Things don’t have to be this way, especially as the urgent transition to electric vehicles creates an opportunity to normalize better labor standards. Jobs to Move America is pleased to see some of our shared priorities lifted up in the report:

1. Companies that receive public money must do public good. We are seeing a flurry of tax incentives go to electric vehicle manufactures to create good jobs and improve the communities they’re in. But we know from experience that this doesn’t always happen. In Alabama, billions of dollars in tax giveaways are given to corporations with little to no transparency and accountability in creating the jobs they’re supposed to. As WWJ’s report mentions, Amazon received massive tax breaks to build facilities in Joliet and ended up offering only “a revolving door of underpaying, unsustainable, and unsafe jobs.” Taxpayer-funded investments for private companies must be made conditional upon uplifting labor standards to create safe, family-sustaining, and stable union jobs for workers across the supply chain, including warehouse workers, port workers, truck drivers, and EV manufacturers.
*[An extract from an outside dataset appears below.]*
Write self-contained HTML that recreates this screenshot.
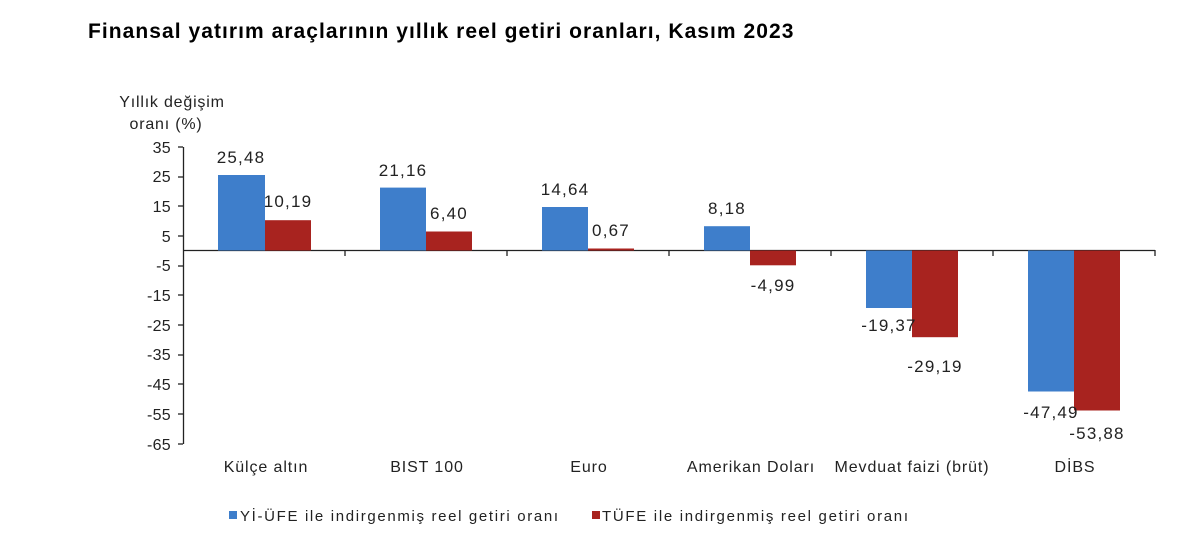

These companies should also offer pre-apprenticeships and registered apprenticeships that target BIPOC, women, the formerly incarcerated and other groups that face barriers to employment.  

2. The procurement process should incentivize companies that commit to family-sustaining jobs and equitable hiring practices. Instead of going for the cheapest bidder, public agencies awarding contracts—such as transit agencies—should prioritize companies that make specific and binding commitments around job creation, job quality,  equitable recruiting, and training workers who face systematic barriers to manufacturing employment. Community Benefits Agreements, legally binding agreements between private companies and communities that put these commitments in writing, and the US Employment Plan (USEP), JMA’s policy tool that bakes good job standards and equity into the procurement process, are two ways we can do this. JMA has negotiated five CBAs nationally to make sure manufacturers live up to their commitments to communities and workers.
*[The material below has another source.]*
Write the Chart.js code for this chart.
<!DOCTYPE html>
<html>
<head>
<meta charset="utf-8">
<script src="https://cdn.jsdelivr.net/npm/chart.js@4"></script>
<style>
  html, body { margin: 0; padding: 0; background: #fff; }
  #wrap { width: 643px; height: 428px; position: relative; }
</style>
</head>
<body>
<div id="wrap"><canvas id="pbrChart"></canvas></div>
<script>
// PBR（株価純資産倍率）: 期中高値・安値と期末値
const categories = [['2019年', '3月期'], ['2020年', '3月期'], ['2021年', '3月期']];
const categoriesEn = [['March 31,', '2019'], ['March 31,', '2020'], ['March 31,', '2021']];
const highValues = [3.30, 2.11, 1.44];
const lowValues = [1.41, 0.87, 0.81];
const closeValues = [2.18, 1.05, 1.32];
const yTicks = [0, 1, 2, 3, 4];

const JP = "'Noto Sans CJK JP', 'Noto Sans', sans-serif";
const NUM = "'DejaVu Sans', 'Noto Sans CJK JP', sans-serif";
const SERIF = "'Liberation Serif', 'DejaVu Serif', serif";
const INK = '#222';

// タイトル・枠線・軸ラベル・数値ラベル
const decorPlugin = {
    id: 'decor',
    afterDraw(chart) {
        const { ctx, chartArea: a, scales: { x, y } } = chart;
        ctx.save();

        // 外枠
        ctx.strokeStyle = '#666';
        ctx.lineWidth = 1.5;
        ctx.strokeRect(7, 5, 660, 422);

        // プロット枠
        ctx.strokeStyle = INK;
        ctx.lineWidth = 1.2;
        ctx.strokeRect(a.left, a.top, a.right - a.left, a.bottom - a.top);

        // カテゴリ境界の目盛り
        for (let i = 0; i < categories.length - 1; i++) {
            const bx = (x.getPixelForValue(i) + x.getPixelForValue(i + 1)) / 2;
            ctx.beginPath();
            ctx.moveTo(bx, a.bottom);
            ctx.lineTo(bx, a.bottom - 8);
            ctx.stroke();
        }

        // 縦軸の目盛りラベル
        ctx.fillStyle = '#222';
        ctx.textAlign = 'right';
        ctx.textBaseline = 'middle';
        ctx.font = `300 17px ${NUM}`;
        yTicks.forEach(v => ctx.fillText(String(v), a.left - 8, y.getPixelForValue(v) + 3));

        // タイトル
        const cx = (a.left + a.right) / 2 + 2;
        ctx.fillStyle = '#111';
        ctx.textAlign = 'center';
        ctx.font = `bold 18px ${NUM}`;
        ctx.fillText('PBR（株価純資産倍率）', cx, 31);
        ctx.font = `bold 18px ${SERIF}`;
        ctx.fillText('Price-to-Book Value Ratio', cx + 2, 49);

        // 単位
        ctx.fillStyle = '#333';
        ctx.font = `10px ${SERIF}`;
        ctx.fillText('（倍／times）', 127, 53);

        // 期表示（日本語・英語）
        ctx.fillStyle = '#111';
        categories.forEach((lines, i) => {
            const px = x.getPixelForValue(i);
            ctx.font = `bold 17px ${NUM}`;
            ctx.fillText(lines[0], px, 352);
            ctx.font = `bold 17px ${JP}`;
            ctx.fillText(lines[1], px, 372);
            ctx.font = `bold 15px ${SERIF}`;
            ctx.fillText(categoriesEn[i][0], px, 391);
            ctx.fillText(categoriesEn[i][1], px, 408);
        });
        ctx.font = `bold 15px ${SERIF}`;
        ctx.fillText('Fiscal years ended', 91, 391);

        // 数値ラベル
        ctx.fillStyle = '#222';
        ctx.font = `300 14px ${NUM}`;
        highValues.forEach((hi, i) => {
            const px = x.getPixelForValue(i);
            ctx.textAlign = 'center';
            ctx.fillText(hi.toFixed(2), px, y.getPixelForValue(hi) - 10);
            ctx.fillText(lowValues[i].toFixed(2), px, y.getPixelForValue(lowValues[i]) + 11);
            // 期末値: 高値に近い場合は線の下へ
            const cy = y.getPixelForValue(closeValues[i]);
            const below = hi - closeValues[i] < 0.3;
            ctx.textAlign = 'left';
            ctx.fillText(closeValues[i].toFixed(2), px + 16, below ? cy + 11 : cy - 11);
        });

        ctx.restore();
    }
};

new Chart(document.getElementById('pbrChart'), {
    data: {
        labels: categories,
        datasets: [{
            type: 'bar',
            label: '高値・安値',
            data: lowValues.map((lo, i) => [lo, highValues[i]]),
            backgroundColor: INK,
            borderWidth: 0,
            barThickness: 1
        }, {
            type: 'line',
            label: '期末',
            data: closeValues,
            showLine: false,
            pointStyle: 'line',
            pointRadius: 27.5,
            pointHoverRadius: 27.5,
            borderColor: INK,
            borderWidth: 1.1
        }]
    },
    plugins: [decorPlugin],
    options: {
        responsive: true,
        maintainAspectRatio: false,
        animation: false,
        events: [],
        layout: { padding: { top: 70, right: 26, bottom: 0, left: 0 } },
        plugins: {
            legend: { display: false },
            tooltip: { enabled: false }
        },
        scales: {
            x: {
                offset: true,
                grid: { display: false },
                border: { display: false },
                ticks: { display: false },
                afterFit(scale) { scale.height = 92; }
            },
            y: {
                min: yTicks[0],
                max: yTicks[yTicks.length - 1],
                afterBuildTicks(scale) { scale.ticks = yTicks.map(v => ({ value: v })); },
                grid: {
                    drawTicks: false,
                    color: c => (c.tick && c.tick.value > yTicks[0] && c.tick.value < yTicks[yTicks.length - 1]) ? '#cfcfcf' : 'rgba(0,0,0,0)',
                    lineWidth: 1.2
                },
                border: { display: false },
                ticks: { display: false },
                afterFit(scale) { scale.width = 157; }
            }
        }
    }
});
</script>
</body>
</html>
The report mentions that the electric vehicle manufacturer Lion announced that it’s building its first U.S. facility in Joliet in Will County. The announcement garnered a lot of positive press, as it’s one of the first major manufacturers coming to Joliet in a long time, but the company has not yet publicly committed to creating quality jobs or putting in place fair hiring practices for the community—despite being approved for millions in state and local tax abatements. This is an excellent opportunity for a corporation to make good in a community that is rightfully skeptical after being treated as disposable by other global companies. 

We believe all companies receiving public money need to make real, binding commitments to the communities where they set up shop. As the WWJ report says, “Residents carry immense expertise within their lived experiences, which translates to capacity for building out robust solutions that are the most effective plans for their communities.” These major companies should listen to community members and lead the way in modeling what a just transition to a green economy looks like.